#### GIVEN PROBLEM
Return only the lines from the top of the material through the line marked by "10, 12, 14];", unaltered.

#### DATASET EXTRACT
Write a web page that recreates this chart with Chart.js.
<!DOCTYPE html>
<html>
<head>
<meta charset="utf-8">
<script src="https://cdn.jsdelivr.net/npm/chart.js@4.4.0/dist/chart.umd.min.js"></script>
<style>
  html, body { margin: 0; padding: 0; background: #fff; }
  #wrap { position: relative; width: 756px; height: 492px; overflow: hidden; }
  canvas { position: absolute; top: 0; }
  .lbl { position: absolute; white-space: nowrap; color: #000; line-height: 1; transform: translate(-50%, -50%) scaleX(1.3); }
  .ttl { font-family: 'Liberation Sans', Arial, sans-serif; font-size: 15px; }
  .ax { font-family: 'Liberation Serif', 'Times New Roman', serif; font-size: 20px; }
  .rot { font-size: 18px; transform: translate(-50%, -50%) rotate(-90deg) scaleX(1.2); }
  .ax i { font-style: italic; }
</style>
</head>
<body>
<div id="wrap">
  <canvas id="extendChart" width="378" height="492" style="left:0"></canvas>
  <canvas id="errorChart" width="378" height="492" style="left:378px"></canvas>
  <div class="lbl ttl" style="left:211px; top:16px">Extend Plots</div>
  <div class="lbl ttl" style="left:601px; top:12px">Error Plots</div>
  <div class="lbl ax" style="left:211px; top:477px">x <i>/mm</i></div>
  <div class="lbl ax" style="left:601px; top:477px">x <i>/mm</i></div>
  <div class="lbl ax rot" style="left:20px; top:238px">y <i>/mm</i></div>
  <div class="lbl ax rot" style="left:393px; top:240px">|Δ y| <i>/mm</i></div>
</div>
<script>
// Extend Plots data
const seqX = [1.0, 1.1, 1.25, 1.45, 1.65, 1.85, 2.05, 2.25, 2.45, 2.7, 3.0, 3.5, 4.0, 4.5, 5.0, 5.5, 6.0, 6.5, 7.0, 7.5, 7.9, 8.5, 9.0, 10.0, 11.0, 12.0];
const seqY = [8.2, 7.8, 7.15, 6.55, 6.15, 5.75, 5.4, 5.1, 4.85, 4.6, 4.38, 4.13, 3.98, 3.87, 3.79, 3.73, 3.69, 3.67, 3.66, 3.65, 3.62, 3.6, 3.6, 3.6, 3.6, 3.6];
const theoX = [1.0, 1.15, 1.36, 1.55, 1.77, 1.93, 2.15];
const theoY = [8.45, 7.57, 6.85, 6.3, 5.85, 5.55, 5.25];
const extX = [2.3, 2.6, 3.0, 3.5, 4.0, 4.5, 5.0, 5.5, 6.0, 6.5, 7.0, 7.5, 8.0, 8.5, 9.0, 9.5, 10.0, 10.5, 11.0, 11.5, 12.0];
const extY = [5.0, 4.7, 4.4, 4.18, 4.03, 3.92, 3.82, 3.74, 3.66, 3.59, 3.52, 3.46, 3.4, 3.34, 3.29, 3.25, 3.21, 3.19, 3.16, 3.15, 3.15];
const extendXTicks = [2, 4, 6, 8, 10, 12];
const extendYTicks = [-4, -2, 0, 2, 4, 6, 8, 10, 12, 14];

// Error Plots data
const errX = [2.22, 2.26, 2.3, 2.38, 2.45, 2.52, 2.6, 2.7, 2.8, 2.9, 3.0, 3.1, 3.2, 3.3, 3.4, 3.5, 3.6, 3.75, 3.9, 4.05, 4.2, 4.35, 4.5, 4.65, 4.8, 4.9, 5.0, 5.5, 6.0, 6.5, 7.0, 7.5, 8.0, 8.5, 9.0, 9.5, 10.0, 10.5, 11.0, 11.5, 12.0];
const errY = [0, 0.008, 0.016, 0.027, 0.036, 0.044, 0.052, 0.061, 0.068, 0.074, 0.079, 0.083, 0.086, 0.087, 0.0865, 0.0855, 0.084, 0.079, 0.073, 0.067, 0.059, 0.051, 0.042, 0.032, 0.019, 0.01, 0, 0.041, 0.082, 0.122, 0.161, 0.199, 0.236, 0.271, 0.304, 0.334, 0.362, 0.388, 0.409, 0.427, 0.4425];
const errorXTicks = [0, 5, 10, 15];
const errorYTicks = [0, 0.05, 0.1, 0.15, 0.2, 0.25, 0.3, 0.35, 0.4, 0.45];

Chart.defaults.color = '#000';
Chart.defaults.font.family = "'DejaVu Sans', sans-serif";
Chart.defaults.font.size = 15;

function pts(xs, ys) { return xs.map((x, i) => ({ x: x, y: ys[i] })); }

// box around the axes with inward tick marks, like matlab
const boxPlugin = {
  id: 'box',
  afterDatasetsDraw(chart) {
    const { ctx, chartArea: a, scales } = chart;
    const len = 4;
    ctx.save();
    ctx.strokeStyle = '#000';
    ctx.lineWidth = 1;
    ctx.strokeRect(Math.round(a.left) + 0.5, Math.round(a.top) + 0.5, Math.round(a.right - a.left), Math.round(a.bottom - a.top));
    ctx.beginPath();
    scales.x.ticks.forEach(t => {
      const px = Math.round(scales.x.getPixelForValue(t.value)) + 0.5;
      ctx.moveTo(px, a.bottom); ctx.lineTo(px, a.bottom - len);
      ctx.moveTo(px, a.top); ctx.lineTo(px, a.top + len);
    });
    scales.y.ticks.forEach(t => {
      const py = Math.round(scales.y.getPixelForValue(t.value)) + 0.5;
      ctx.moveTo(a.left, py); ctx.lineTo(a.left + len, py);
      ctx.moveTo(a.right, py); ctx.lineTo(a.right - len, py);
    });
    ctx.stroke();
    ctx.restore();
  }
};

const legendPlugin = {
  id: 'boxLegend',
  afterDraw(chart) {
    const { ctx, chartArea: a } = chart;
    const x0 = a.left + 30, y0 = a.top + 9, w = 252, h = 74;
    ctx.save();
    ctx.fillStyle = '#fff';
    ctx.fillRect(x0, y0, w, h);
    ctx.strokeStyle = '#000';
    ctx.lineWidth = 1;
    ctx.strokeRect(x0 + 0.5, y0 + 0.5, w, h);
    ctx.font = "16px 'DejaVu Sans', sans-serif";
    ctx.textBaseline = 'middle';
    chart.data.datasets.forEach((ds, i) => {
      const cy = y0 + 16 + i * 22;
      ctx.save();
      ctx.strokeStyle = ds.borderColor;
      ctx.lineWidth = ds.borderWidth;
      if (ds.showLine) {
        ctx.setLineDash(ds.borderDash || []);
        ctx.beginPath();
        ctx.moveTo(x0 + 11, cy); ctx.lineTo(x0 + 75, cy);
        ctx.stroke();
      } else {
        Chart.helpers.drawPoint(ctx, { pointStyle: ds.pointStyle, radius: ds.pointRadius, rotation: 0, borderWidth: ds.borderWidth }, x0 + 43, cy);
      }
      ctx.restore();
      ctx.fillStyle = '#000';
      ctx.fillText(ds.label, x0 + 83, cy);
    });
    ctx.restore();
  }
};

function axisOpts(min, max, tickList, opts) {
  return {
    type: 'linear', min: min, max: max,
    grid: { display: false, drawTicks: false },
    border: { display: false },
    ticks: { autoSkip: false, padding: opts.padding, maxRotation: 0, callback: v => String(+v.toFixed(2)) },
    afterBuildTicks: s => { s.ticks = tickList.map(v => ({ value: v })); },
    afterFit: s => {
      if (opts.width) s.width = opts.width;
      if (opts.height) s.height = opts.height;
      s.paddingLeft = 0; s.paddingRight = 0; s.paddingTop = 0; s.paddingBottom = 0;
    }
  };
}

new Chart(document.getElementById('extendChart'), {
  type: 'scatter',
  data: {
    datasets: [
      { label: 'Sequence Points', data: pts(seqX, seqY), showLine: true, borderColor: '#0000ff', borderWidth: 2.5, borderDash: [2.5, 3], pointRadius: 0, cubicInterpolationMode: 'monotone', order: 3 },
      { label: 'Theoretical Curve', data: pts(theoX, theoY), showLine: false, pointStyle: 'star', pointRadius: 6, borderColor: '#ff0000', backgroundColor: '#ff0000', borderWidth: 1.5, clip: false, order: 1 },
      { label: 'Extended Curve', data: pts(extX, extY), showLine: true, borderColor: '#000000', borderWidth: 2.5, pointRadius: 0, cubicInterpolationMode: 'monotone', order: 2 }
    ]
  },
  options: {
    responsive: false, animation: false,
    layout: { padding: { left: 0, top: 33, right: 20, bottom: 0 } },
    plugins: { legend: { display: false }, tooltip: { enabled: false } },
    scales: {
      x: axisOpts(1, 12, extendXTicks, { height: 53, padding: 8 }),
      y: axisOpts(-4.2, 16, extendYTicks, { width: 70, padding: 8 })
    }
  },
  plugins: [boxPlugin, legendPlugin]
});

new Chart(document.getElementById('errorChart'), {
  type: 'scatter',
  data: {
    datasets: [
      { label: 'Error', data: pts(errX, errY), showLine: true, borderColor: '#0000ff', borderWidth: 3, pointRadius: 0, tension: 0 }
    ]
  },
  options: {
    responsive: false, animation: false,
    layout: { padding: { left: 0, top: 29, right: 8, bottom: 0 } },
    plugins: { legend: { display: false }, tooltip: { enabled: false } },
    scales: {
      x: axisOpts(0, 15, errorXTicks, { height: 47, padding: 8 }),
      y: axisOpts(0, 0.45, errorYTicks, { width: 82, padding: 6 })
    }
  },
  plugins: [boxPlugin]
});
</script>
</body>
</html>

#### EXPECTED OUTPUT
Write a web page that recreates this chart with Chart.js.
<!DOCTYPE html>
<html>
<head>
<meta charset="utf-8">
<script src="https://cdn.jsdelivr.net/npm/chart.js@4.4.0/dist/chart.umd.min.js"></script>
<style>
  html, body { margin: 0; padding: 0; background: #fff; }
  #wrap { position: relative; width: 756px; height: 492px; overflow: hidden; }
  canvas { position: absolute; top: 0; }
  .lbl { position: absolute; white-space: nowrap; color: #000; line-height: 1; transform: translate(-50%, -50%) scaleX(1.3); }
  .ttl { font-family: 'Liberation Sans', Arial, sans-serif; font-size: 15px; }
  .ax { font-family: 'Liberation Serif', 'Times New Roman', serif; font-size: 20px; }
  .rot { font-size: 18px; transform: translate(-50%, -50%) rotate(-90deg) scaleX(1.2); }
  .ax i { font-style: italic; }
</style>
</head>
<body>
<div id="wrap">
  <canvas id="extendChart" width="378" height="492" style="left:0"></canvas>
  <canvas id="errorChart" width="378" height="492" style="left:378px"></canvas>
  <div class="lbl ttl" style="left:211px; top:16px">Extend Plots</div>
  <div class="lbl ttl" style="left:601px; top:12px">Error Plots</div>
  <div class="lbl ax" style="left:211px; top:477px">x <i>/mm</i></div>
  <div class="lbl ax" style="left:601px; top:477px">x <i>/mm</i></div>
  <div class="lbl ax rot" style="left:20px; top:238px">y <i>/mm</i></div>
  <div class="lbl ax rot" style="left:393px; top:240px">|Δ y| <i>/mm</i></div>
</div>
<script>
// Extend Plots data
const seqX = [1.0, 1.1, 1.25, 1.45, 1.65, 1.85, 2.05, 2.25, 2.45, 2.7, 3.0, 3.5, 4.0, 4.5, 5.0, 5.5, 6.0, 6.5, 7.0, 7.5, 7.9, 8.5, 9.0, 10.0, 11.0, 12.0];
const seqY = [8.2, 7.8, 7.15, 6.55, 6.15, 5.75, 5.4, 5.1, 4.85, 4.6, 4.38, 4.13, 3.98, 3.87, 3.79, 3.73, 3.69, 3.67, 3.66, 3.65, 3.62, 3.6, 3.6, 3.6, 3.6, 3.6];
const theoX = [1.0, 1.15, 1.36, 1.55, 1.77, 1.93, 2.15];
const theoY = [8.45, 7.57, 6.85, 6.3, 5.85, 5.55, 5.25];
const extX = [2.3, 2.6, 3.0, 3.5, 4.0, 4.5, 5.0, 5.5, 6.0, 6.5, 7.0, 7.5, 8.0, 8.5, 9.0, 9.5, 10.0, 10.5, 11.0, 11.5, 12.0];
const extY = [5.0, 4.7, 4.4, 4.18, 4.03, 3.92, 3.82, 3.74, 3.66, 3.59, 3.52, 3.46, 3.4, 3.34, 3.29, 3.25, 3.21, 3.19, 3.16, 3.15, 3.15];
const extendXTicks = [2, 4, 6, 8, 10, 12];
const extendYTicks = [-4, -2, 0, 2, 4, 6, 8, 10, 12, 14];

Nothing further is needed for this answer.